Um outro ponto que está contemplado no meu título e que foi apenas abordado tangencialmente até aqui, é o termo escrita. Isto é fundamental para se pensar este outro modelo de clínica que não é mais pela via do significante e do significado e sim pela via da letra, do fonema, do som, da polifonia. A impressão que tive do seminário 23, após este cartel, é que a tônica está nesta temática da escrita e não de Joyce. Joyce é apenas o suporte para Lacan sustentar este modelo clínico que não é mais da ordem da escuta e sim da leitura. Portanto, o analista não escuta, mas lê. Muitos leitores deste seminário ficam tão presos à discussão se Joyce era ou não era psicótico, se o sinthoma faz ou não faz suplência, que deixam escapar algo que insiste em aparecer em quase todas as páginas, que é a fundamentação e ilustração de um outro modelo clínico: a passagem do significante para a letra.
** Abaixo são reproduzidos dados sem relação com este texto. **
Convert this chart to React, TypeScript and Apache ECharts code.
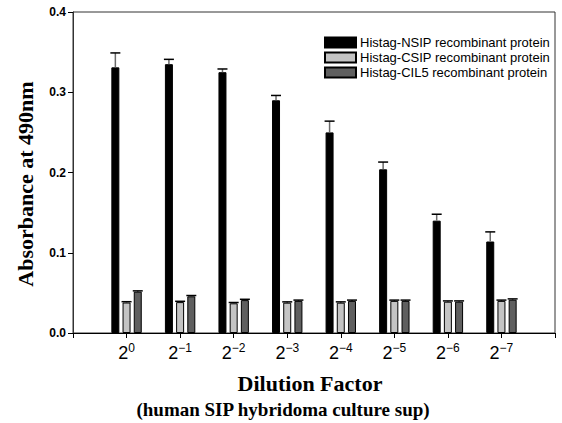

Após o término do Cartel, nos momentos em que ainda estava saboreando todos os enigmas que contemplam o seminário 23, vinha sempre a pergunta: “Por que Joyce?”. “Por que Joyce fisgou tanto Lacan?”. Por enquanto, a resposta que encontrei é a que compartilho hoje com vocês: que Joyce apenas ilustra o conceito de escrita e leitura em psicanálise. Acredito que Lacan encontra em Joyce o suporte daquilo que o analista deve fazer em análise, que é transformar significantes (a fala do paciente) em letras, em escrita. Isto não significa que o analista deva ficar com papel e lápis na mão escrevendo a fala do paciente, e sim de poder pensar que os significantes e as palavras são, em análise, um aglomerado de letras que produzem sons. Está ai, talvez, o encantamento de Lacan por Joyce, pois Joyce faz exatamente isso: subverte toda regra gramatical e faz dos significantes apenas aglomerados de letras que emitem sons, que podem ou não ter sentido. Para ilustrar essa ideia, que é totalmente abstrata, me apoio em Joyce para dar um pouco de concretude a essa proposta de transformar significantes em aglomerados de letras. Vou ler uma citação de Joyce e escutem a minha fala:
“rolarrioanna e passa por Nossenhora d”Ohmem’s, roçando a praia, beirando ABahia, reconduz-nos por cominhos recorrentes de Vico ao de Howth Castelo Earredores”.
“rolarrioanna (rola; rolar; lar; larri; lá, ri; rio; riu; riu Ana; ã? na…?; etc.)
Enquanto eu lia para vocês essa citação de Finnegans Wake de Joyce, certamente um sentido foi produzido através dos sons emitidos, pois ainda estava no plano do significante, portanto da escuta. Mas agora, quando projeto essa citação e todos são capazes de ler o que estava escrito, podem perceber que alguns significantes são apenas aglomerados de letras que emitem sons destituídos de um referido significado. Portanto, seria exatamente esta manobra que deve ser feita na análise quando se propõe fazer a passagem de uma escuta da fala para uma leitura das letras do analisante.
Neste sentido, então, não são os significados dos significantes que afetam o analisante. O que passa a afeta-lo é o som que as letras são capazes de produzir e que fazem eco no sujeito. Quando estes ecos são produzidos é que podemos considerar que tocamos em pontas de real. E a partir desses ecos é que permitimos ao analisante ir rescrevendo um novo sinthoma que possa regular seu sofrimento.
Para finalizar, cito um trecho de Lacan que está na página 93: “é por intermédio da escrita que a fala se decompõe ao se impor como tal, a saber, em uma deformação acerca da qual permanece ambíguo saber se é caso de se livrar do parasita falador de que lhes faleis há pouco ou, ao contrário, de se deixar invadir por propriedades de ordem essencialmente fonêmica da fala, pela polifonia da fala”.